Handling big data structures is a common challenge in PHP development. This article explores several efficient PHP big data processing techniques to help developers optimize memory usage and improve performance.
Chunking is the technique of breaking down large datasets into smaller chunks and processing each chunk separately. This can significantly reduce memory consumption and improve processing efficiency.
$count = count($data);
$chunkSize = 1000;
for ($i = 0; $i < $count; $i += $chunkSize) {
$chunk = array_slice($data, $i, $chunkSize);
// Process data in the chunk
}
Generators allow you to yield data items one at a time without loading the entire dataset into memory. This is particularly useful when working with infinite or large datasets.
function generateData() {
for ($i = 0; $i < 1000000; $i++) {
yield $i;
}
}
foreach (generateData() as $item) {
// Process item
}
Stream processing allows you to read and process large files or database query results line by line. This approach is very effective for handling large or remote data.
$stream = fopen('large_file.csv', 'r');
while (!feof($stream)) {
$line = fgets($stream);
// Process line
}
For extremely large datasets, storing data in a database or NoSQL storage system may be more efficient than processing it within PHP. This approach offloads memory usage from PHP and improves processing speed.
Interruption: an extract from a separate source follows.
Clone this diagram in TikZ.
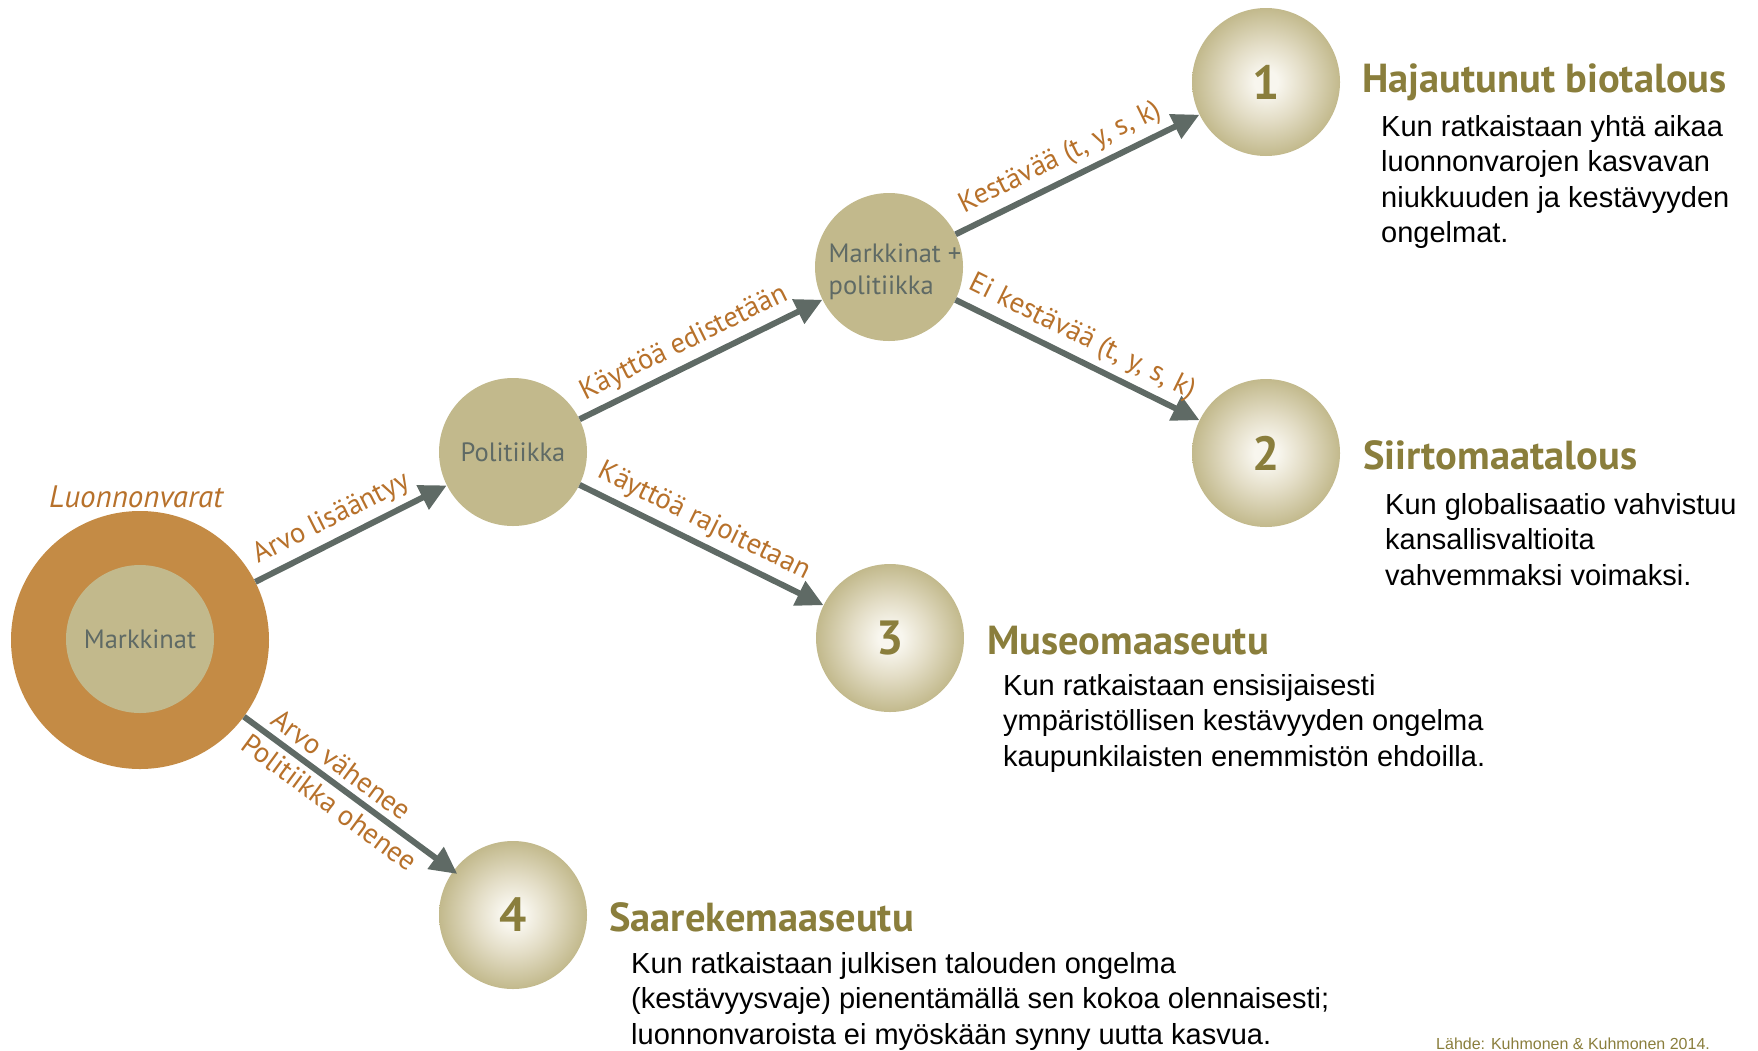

// Connect to the database
$db = new PDO('mysql:host=localhost;dbname=database', 'root', 'password');
// Store data
$query = 'INSERT INTO table (column) VALUES (?)';
$stmt = $db->prepare($query);
$stmt->bindParam(1, $data);
$stmt->execute();
Suppose you need to process a dataset containing 10 million records. By combining chunking and generators, we can efficiently handle this large dataset.
// Chunking records
$count = 10000000;
$chunkSize = 1000;
// Create a generator
function generateChunks($data, $start, $end) {
for ($i = $start; $i < $end; $i++) {
yield $data[$i];
}
}
// Process the dataset in chunks
for ($i = 0; $i < $count; $i += $chunkSize) {
$chunk = generateChunks($data, $i, min($i + $chunkSize, $count));
foreach ($chunk as $item) {
// Process item
}
}
These are some of the techniques you can use to efficiently handle big data structures in PHP. By applying these methods, you can optimize memory usage and improve the performance of your application.